» **Requirements**: Exactly as written, write out the lines below from the first to the one containing "minimum width=187pt, minimum", inclusive. Pictures do not belong in the copy.

» **Recorded data**:
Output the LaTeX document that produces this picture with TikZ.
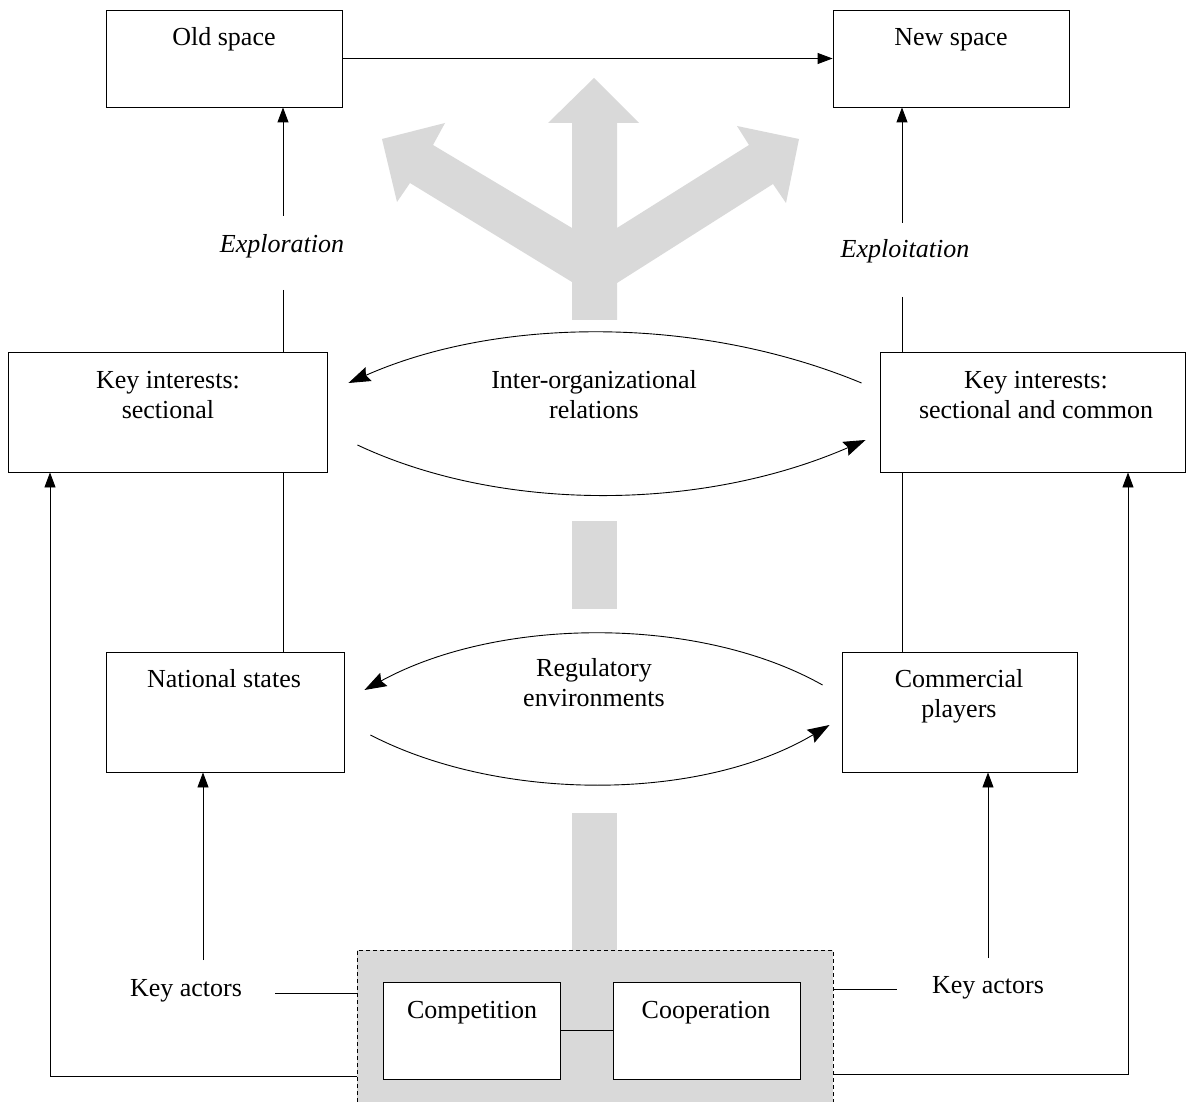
\documentclass[tikz,border=0pt]{standalone}
\usepackage{fontspec}
\setmainfont{Liberation Serif}
\usetikzlibrary{arrows.meta,calc}
\definecolor{greyfill}{RGB}{217,217,217}
\newcommand{\twoline}[2]{\begin{tabular}[t]{@{}c@{}}#1\\#2\end{tabular}}
\begin{document}
\begin{tikzpicture}[x=1pt,y=-1pt, line width=0.9pt,
  box/.style={draw, rectangle, inner sep=0pt, fill=white},
  lbl/.style={anchor=base, inner sep=0pt, font=\fontsize{26}{30}\selectfont},
  ilbl/.style={lbl, font=\fontsize{26}{30}\selectfont\itshape},
  arr/.style={-{Triangle[length=15pt,width=11pt]}},
  carr/.style={-{Stealth[length=22pt,width=15pt,inset=3pt]}},
  ]
\useasboundingbox (0,0) rectangle (1187,1102);
\fill[white] (0,0) rectangle (1187,1102);

% big grey arrow
\fill[greyfill] (572,320) -- (572,282) -- (410,183) -- (397,202) -- (382,139) -- (445,123) -- (433,145)
  -- (572,228) -- (572,123) -- (548,123) -- (594,78) -- (639,123) -- (617,123) -- (617,228)
  -- (749,145) -- (737,126) -- (799,139) -- (786,203) -- (773,184) -- (617,283) -- (617,320) -- cycle;
\fill[greyfill] (572,521) rectangle (617,609);
\fill[greyfill] (572,813) rectangle (617,950);

% boxes
\node[box, minimum width=236pt, minimum height=97pt] (old) at (224,58.5) {};
\node[box, minimum width=236pt, minimum height=97pt] (new) at (951,58.5) {};
\node[box, minimum width=319pt, minimum height=120pt] (kis) at (167.5,412) {};
\node[box, minimum width=305pt, minimum height=120pt] (kic) at (1032.5,412) {};
\node[box, minimum width=238pt, minimum height=120pt] (nat) at (225,712) {};
\node[box, minimum width=235pt, minimum height=120pt] (com) at (959.5,712) {};
\node[draw, fill=greyfill, dash pattern=on 4pt off 3pt, line width=0.8pt, inner sep=0pt,
  minimum width=476pt, minimum height=160pt] (coll) at (595,1030) {};
\node[box, minimum width=177pt, minimum height=97pt] (comp) at (471.5,1030.5) {};
\node[box, minimum width=187pt, minimum height=97pt] (coop) at (706.5,1030.5) {};

% texts
\node[lbl] (told) at (224,46) {Old space};
\node[lbl] (tnew) at (951,46) {New space};
\node[lbl] (tkis) at (168,388) {\twoline{Key interests:}{sectional}};
\node[lbl] (tkic) at (1036,388) {\twoline{Key interests:}{sectional and common}};
\node[lbl] (tnat) at (224,687) {National states};
\node[lbl] (tcom) at (959,687) {\twoline{Commercial}{players}};
\node[lbl] (tcomp) at (472,1018) {Competition};
\node[lbl] (tcoop) at (706,1018) {Cooperation};
\node[lbl] (tinter) at (594,388) {\twoline{Inter-organizational}{relations}};
\node[lbl] (treg) at (594,676) {\twoline{Regulatory}{environments}};
\node[lbl] (tkaL) at (186,996) {Key actors};
\node[lbl] (tkaR) at (988,993) {Key actors};
\node[ilbl] (texpl) at (282,253) {Exploration};
\node[ilbl] (texpt) at (905,258) {Exploitation};

% coordinates for free ends
\coordinate (ex1) at (283,216);
\coordinate (ex2) at (283,290);
\coordinate (ey1) at (902,223);
\coordinate (ey2) at (902,297);
\coordinate (kaL1) at (275,993);
\coordinate (kaR1) at (897,989);
\coordinate (kaLup) at (203,960);
\coordinate (kaRup) at (988,958);
\coordinate (bl) at (50,1076);
\coordinate (br) at (1128,1074);

% connectors
\draw[arr] (old.east) -- (new.west);
\draw[arr] (ex1) -- (ex1 |- old.south);
\draw (ex2) -- (ex2 |- kis.north);
\draw[arr] (ey1) -- (ey1 |- new.south);
\draw (ey2) -- (ey2 |- kic.north);
\draw (ex1 |- kis.south) -- (ex1 |- nat.north);
\draw (ey1 |- kic.south) -- (ey1 |- com.north);

\draw[carr] ($(kic.west)+(-18,-29)$) .. controls (700,316) and (500,316) .. ($(kis.east)+(21,-29)$);
\draw[carr] ($(kis.east)+(30,33)$) .. controls (500,512) and (700,512) .. ($(kic.west)+(-14,28)$);
\draw[carr] ($(com.west)+(-19,-27)$) .. controls (700,616) and (500,616) .. ($(nat.east)+(20,-22)$);
\draw[carr] ($(nat.east)+(26,23)$) .. controls (500,802) and (700,802) .. ($(com.west)+(-12,13)$);

\draw[arr] (kaLup) -- (kaLup |- nat.south);
\draw[arr] (kaRup) -- (kaRup |- com.south);
\draw (kaL1) -- (coll.west |- kaL1);
\draw (coll.east |- kaR1) -- (kaR1);
\draw (comp.east) -- (coop.west);
\draw[arr] (coll.west |- bl) -- (bl) -- (bl |- kis.south);
\draw[arr] (coll.east |- br) -- (br) -- (br |- kic.south);
\end{tikzpicture}
\end{document}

» **Correct result**:
Output the LaTeX document that produces this picture with TikZ.
\documentclass[tikz,border=0pt]{standalone}
\usepackage{fontspec}
\setmainfont{Liberation Serif}
\usetikzlibrary{arrows.meta,calc}
\definecolor{greyfill}{RGB}{217,217,217}
\newcommand{\twoline}[2]{\begin{tabular}[t]{@{}c@{}}#1\\#2\end{tabular}}
\begin{document}
\begin{tikzpicture}[x=1pt,y=-1pt, line width=0.9pt,
  box/.style={draw, rectangle, inner sep=0pt, fill=white},
  lbl/.style={anchor=base, inner sep=0pt, font=\fontsize{26}{30}\selectfont},
  ilbl/.style={lbl, font=\fontsize{26}{30}\selectfont\itshape},
  arr/.style={-{Triangle[length=15pt,width=11pt]}},
  carr/.style={-{Stealth[length=22pt,width=15pt,inset=3pt]}},
  ]
\useasboundingbox (0,0) rectangle (1187,1102);
\fill[white] (0,0) rectangle (1187,1102);

% big grey arrow
\fill[greyfill] (572,320) -- (572,282) -- (410,183) -- (397,202) -- (382,139) -- (445,123) -- (433,145)
  -- (572,228) -- (572,123) -- (548,123) -- (594,78) -- (639,123) -- (617,123) -- (617,228)
  -- (749,145) -- (737,126) -- (799,139) -- (786,203) -- (773,184) -- (617,283) -- (617,320) -- cycle;
\fill[greyfill] (572,521) rectangle (617,609);
\fill[greyfill] (572,813) rectangle (617,950);

% boxes
\node[box, minimum width=236pt, minimum height=97pt] (old) at (224,58.5) {};
\node[box, minimum width=236pt, minimum height=97pt] (new) at (951,58.5) {};
\node[box, minimum width=319pt, minimum height=120pt] (kis) at (167.5,412) {};
\node[box, minimum width=305pt, minimum height=120pt] (kic) at (1032.5,412) {};
\node[box, minimum width=238pt, minimum height=120pt] (nat) at (225,712) {};
\node[box, minimum width=235pt, minimum height=120pt] (com) at (959.5,712) {};
\node[draw, fill=greyfill, dash pattern=on 4pt off 3pt, line width=0.8pt, inner sep=0pt,
  minimum width=476pt, minimum height=160pt] (coll) at (595,1030) {};
\node[box, minimum width=177pt, minimum height=97pt] (comp) at (471.5,1030.5) {};
\node[box, minimum width=187pt, minimum height=97pt] (coop) at (706.5,1030.5) {};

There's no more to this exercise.